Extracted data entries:
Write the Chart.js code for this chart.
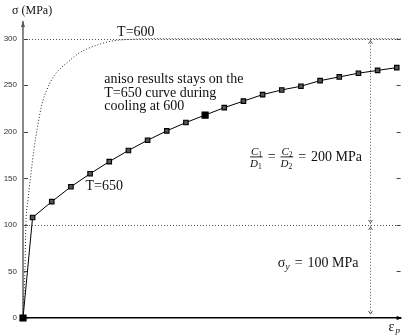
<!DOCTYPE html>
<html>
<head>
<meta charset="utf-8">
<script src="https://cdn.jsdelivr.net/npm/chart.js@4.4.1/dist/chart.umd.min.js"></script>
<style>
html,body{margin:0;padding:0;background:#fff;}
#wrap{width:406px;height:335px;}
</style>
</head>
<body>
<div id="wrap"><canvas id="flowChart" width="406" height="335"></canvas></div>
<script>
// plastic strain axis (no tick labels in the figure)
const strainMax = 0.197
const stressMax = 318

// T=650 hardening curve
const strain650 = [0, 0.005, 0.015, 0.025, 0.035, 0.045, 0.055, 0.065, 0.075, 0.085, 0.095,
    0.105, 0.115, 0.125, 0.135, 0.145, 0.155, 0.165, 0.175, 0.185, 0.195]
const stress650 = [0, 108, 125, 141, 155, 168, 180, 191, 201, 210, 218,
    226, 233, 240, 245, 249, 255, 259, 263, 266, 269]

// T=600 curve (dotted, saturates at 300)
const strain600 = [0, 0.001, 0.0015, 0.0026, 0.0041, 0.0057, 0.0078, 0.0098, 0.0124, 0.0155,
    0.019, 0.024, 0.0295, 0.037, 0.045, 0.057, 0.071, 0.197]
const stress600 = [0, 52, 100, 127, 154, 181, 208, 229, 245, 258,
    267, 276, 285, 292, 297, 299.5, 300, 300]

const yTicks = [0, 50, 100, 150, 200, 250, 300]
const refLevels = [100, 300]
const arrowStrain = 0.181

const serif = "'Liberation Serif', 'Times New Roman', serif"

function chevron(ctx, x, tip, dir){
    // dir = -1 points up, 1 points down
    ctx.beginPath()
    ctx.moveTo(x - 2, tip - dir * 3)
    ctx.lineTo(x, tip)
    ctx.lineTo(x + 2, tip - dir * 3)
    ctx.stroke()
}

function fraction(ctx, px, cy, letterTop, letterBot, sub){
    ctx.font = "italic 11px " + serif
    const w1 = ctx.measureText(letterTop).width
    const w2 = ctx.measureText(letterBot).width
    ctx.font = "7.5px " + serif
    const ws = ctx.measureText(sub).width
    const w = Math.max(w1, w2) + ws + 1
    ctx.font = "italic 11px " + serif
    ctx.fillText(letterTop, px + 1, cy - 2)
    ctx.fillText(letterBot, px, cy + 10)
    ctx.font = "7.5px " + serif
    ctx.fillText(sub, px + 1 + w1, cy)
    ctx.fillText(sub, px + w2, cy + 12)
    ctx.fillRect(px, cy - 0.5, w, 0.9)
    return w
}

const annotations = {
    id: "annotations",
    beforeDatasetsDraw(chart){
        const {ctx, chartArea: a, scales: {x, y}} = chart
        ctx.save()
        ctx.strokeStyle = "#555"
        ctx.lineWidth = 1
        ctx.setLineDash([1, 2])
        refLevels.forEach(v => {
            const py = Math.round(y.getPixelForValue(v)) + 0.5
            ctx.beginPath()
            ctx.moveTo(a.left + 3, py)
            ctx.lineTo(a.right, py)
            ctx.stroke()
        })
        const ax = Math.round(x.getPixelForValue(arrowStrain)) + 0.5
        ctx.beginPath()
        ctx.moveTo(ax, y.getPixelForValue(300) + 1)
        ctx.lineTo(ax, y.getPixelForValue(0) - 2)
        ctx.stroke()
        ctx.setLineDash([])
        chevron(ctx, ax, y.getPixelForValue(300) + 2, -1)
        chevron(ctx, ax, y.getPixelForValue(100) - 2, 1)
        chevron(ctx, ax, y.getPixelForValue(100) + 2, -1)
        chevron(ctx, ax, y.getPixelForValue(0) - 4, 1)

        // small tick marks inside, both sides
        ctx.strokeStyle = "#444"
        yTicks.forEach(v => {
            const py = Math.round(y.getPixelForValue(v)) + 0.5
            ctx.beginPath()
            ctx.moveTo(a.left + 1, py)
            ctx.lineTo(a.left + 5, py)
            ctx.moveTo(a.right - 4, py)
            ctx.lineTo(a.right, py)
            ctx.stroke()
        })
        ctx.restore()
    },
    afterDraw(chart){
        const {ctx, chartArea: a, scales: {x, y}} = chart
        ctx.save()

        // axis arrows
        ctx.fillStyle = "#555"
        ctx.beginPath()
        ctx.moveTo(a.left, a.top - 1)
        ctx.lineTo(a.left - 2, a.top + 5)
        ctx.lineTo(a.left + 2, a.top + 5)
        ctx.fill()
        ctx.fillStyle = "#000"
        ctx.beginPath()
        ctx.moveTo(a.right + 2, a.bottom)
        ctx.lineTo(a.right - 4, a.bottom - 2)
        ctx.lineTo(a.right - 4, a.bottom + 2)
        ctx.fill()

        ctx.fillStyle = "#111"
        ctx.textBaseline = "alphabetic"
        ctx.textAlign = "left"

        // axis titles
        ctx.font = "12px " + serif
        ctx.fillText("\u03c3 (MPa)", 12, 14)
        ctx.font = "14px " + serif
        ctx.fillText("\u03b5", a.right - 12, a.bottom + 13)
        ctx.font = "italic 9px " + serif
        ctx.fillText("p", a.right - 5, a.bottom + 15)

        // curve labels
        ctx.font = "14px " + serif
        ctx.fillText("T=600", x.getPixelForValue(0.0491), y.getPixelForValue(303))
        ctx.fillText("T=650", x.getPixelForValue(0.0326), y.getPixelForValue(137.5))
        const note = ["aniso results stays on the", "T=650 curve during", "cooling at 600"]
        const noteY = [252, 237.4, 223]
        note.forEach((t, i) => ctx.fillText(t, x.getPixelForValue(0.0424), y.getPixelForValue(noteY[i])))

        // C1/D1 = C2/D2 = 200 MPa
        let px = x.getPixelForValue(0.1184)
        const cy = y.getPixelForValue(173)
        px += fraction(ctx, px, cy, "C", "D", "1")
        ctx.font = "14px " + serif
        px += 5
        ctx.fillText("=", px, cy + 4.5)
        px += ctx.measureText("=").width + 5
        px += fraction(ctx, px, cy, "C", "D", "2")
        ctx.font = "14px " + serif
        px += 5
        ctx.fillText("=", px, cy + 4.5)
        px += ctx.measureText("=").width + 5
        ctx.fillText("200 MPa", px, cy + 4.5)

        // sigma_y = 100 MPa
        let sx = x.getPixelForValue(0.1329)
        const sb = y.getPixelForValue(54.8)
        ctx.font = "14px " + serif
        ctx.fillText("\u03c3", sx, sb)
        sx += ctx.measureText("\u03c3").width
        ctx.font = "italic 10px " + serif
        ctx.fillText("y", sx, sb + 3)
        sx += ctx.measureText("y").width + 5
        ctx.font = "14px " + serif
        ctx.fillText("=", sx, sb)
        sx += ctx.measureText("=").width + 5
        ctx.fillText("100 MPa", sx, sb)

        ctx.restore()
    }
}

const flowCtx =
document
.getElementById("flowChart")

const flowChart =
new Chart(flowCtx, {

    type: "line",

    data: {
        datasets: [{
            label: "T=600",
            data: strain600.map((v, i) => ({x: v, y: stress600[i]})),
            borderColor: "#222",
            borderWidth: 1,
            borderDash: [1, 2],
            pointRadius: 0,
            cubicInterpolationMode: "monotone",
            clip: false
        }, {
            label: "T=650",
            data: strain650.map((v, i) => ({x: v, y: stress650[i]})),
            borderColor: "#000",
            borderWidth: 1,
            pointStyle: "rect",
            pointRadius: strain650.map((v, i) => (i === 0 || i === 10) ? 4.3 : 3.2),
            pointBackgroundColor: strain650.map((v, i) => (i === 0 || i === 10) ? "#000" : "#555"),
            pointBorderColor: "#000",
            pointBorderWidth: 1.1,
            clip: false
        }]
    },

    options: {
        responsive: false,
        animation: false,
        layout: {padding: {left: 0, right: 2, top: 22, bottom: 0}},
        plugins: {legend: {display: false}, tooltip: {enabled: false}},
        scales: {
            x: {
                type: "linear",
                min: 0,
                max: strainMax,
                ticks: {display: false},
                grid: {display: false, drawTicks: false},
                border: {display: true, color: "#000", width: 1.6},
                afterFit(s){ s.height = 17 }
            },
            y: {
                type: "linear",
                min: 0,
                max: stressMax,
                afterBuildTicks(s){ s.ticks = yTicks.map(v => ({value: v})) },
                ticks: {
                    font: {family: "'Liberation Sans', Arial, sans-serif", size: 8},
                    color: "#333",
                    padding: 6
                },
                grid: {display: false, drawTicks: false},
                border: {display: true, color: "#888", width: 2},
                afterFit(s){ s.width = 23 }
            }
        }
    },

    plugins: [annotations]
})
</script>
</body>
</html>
==
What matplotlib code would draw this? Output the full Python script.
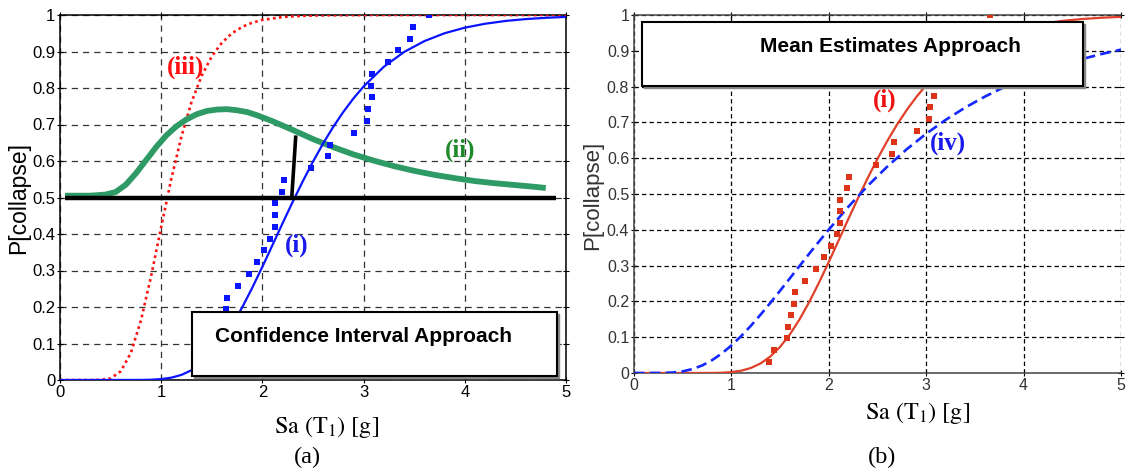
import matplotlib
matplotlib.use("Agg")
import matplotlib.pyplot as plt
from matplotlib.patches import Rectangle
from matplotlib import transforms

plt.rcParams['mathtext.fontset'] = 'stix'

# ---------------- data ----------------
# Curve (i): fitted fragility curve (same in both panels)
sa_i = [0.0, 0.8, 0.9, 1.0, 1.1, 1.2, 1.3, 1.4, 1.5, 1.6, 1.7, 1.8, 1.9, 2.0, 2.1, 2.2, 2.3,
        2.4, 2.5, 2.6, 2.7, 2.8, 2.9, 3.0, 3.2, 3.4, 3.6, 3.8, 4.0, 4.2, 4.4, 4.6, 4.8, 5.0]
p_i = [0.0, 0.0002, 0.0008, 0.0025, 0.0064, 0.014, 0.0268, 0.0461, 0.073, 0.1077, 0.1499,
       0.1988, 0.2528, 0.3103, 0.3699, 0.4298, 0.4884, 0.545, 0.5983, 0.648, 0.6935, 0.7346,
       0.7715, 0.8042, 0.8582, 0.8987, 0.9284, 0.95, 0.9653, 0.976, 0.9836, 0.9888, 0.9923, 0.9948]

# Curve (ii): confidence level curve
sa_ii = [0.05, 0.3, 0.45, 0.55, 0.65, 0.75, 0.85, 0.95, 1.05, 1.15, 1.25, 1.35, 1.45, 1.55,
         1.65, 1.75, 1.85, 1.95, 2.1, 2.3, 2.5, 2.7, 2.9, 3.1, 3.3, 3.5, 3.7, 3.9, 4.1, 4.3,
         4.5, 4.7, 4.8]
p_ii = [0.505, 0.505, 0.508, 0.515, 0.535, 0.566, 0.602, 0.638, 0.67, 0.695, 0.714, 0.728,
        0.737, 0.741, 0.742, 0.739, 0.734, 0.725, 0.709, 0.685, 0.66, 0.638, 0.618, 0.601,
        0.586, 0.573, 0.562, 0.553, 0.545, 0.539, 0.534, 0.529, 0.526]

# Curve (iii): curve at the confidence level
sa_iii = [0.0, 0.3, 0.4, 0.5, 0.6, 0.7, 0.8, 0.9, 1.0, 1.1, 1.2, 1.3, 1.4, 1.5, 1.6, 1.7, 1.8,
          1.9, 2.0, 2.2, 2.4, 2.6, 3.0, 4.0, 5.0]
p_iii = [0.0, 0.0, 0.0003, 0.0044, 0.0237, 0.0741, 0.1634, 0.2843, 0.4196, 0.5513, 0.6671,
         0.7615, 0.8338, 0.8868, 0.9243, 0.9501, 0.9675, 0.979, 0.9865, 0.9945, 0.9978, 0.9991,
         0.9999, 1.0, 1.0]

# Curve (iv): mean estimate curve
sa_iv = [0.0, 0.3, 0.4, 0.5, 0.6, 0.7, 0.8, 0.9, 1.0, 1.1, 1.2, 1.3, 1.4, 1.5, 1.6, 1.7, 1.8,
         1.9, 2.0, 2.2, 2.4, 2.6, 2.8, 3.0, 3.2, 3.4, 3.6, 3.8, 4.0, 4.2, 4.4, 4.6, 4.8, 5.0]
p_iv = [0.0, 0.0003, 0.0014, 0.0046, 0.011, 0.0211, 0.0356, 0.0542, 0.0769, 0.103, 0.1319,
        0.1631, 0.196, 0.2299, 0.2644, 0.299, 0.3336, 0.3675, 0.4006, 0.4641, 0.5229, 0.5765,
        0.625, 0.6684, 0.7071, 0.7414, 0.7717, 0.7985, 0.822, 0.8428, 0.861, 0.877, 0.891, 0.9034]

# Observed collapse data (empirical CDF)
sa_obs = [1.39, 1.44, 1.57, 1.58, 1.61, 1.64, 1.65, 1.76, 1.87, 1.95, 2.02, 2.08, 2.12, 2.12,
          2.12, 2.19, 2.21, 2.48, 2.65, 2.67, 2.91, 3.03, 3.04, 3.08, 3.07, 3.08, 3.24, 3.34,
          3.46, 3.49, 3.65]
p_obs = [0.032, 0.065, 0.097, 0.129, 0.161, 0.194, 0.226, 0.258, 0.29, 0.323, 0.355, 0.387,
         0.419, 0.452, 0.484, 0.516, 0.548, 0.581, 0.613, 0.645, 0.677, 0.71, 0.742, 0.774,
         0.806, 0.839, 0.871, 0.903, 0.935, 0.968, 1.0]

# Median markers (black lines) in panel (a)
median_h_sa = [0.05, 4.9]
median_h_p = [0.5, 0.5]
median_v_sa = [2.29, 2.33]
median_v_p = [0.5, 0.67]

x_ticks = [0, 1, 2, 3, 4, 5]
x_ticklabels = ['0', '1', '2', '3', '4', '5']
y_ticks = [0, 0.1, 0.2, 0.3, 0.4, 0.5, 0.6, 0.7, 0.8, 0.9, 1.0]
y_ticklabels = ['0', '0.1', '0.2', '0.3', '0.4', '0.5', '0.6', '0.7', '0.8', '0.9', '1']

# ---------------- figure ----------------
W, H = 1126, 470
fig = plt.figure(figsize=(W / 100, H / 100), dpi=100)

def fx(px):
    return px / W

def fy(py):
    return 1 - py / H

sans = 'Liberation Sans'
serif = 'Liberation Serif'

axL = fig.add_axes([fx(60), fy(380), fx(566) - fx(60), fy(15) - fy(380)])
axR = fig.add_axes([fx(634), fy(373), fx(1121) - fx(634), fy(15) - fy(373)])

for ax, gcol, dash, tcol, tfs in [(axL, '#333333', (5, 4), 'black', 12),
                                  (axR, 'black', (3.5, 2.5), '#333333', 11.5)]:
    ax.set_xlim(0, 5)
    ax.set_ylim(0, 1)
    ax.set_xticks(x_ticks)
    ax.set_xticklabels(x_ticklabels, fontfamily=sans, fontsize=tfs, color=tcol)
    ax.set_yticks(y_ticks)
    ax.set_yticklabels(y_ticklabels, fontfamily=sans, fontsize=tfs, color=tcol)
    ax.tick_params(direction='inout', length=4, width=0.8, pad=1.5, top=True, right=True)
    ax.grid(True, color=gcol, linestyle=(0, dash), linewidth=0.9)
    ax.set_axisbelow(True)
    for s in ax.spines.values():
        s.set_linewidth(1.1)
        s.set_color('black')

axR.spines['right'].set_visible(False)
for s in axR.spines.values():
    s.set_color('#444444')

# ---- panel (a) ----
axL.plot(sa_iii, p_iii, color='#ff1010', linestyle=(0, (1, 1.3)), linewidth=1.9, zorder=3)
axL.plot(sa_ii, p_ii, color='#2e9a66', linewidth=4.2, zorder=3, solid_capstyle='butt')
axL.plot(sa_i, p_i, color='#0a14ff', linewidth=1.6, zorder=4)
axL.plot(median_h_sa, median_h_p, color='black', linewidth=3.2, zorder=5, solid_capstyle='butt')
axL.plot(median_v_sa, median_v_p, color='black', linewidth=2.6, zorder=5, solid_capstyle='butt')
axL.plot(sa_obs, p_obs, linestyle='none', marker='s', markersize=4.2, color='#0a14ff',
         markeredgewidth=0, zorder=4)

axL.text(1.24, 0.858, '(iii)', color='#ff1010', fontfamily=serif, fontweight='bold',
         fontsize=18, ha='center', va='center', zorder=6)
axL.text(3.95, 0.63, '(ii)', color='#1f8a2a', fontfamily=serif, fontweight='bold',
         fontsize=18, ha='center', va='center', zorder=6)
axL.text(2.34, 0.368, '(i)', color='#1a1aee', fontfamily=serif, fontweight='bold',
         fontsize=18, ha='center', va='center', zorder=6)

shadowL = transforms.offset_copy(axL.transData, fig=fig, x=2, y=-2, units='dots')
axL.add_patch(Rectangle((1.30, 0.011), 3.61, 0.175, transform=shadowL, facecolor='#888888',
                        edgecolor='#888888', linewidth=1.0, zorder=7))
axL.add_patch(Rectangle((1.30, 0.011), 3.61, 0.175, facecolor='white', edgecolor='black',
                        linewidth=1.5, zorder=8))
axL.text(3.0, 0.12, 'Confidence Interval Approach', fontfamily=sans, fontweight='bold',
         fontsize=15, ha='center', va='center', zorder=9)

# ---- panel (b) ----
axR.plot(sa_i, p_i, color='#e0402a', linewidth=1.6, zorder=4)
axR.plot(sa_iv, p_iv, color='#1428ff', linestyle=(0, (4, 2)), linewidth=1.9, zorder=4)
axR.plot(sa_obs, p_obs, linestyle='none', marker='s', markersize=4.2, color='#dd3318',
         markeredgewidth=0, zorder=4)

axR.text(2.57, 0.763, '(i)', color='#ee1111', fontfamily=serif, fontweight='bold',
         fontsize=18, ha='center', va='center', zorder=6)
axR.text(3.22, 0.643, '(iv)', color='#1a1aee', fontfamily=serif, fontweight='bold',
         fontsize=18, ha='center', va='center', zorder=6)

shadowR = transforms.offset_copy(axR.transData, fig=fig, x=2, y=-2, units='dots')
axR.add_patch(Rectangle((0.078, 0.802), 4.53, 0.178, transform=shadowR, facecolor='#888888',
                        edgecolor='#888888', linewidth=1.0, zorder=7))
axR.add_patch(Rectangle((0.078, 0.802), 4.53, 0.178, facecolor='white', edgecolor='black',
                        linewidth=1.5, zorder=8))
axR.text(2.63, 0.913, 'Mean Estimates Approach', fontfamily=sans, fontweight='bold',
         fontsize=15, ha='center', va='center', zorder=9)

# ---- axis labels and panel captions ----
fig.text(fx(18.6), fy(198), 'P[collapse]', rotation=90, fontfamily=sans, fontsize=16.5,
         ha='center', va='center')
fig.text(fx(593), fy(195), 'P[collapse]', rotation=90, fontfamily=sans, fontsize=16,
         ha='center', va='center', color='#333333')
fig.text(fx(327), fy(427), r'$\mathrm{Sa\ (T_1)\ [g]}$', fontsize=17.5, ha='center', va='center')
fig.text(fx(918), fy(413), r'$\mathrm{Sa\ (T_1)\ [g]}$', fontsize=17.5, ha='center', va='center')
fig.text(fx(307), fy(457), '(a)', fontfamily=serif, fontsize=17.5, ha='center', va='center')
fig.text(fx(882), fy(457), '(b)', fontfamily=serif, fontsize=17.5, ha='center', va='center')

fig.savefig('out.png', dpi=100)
---
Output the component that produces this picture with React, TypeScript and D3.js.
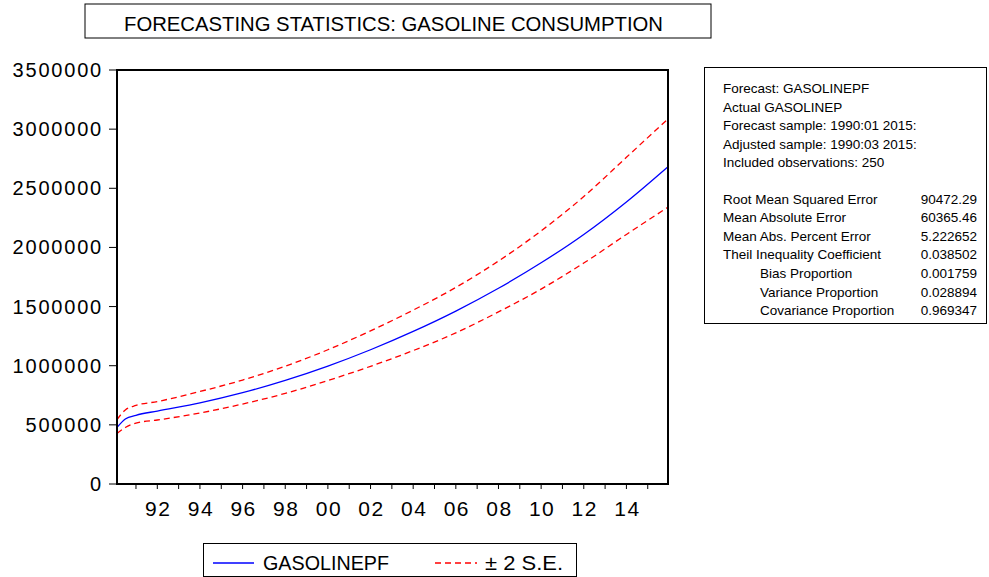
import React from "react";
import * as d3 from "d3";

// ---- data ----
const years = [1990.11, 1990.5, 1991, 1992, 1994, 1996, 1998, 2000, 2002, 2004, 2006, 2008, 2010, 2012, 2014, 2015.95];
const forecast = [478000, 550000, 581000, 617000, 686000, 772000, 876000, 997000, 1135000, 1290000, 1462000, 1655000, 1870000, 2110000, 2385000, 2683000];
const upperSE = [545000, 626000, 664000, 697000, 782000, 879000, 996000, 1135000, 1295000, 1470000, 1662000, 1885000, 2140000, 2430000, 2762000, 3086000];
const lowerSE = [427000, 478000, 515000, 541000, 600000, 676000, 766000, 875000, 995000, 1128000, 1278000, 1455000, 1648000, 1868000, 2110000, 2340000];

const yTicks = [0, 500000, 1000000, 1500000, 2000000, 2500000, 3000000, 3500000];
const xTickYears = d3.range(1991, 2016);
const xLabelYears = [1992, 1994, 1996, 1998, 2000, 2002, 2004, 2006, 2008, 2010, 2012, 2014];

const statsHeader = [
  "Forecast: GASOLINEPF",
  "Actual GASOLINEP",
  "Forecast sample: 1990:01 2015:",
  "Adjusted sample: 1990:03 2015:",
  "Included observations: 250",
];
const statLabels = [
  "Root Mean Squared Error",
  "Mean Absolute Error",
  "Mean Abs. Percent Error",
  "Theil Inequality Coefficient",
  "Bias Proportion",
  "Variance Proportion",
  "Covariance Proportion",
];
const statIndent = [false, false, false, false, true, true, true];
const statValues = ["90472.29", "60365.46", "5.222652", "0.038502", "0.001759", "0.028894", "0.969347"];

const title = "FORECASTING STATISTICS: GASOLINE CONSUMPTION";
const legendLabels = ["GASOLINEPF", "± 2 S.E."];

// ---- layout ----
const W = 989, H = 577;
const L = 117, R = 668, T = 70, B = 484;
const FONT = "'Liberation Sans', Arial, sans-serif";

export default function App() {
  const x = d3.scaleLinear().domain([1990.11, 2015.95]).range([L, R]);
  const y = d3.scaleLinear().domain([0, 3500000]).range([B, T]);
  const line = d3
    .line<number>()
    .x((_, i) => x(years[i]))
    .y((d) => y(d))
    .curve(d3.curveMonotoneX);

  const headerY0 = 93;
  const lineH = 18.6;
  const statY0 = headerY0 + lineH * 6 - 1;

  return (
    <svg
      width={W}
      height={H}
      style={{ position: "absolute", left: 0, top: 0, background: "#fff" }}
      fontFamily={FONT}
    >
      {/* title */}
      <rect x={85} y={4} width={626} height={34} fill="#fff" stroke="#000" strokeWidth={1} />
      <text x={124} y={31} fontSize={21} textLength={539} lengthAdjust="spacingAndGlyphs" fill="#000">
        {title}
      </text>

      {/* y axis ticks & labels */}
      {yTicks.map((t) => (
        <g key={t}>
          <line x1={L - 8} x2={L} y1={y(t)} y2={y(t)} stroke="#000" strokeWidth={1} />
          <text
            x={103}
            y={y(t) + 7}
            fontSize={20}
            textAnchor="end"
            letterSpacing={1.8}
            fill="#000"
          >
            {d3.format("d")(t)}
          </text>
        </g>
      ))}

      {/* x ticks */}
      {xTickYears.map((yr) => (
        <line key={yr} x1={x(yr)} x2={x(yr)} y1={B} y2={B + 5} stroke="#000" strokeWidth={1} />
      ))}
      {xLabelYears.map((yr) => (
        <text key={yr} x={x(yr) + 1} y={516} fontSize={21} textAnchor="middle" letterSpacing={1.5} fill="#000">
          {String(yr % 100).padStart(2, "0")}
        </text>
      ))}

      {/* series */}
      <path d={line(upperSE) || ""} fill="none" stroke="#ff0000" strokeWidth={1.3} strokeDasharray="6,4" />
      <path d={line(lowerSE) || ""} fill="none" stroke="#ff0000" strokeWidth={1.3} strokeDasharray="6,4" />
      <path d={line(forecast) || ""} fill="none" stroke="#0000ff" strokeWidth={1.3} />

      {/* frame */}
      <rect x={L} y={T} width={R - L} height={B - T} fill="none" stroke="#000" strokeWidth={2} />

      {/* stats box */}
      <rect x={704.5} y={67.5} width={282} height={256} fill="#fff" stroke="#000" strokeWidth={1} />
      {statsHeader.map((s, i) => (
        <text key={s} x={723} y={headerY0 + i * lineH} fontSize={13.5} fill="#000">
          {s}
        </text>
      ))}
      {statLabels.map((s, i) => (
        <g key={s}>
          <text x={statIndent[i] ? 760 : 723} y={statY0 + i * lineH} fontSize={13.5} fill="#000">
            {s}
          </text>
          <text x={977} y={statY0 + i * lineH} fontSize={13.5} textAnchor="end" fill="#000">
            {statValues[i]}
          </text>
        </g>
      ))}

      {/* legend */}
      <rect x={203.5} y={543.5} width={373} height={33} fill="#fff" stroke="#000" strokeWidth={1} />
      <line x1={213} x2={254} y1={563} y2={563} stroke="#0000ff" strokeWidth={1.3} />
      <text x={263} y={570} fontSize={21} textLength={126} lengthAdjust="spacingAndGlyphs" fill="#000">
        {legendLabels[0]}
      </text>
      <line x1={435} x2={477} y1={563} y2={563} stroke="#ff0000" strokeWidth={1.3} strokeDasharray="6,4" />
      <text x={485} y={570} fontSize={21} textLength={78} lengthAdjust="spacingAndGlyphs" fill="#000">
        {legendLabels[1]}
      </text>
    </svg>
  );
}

- WORK TO BE COMPLETED -
Of the lines above, quote exactly those from the one with "What matplotlib code" through the one with "plt.rcParams['mathtext.fontset'] = 'stix'", ends included; pictures stay out.

- EXPECTED ANSWER -
What matplotlib code would draw this? Output the full Python script.
import matplotlib
matplotlib.use("Agg")
import matplotlib.pyplot as plt
from matplotlib.patches import Rectangle
from matplotlib import transforms

plt.rcParams['mathtext.fontset'] = 'stix'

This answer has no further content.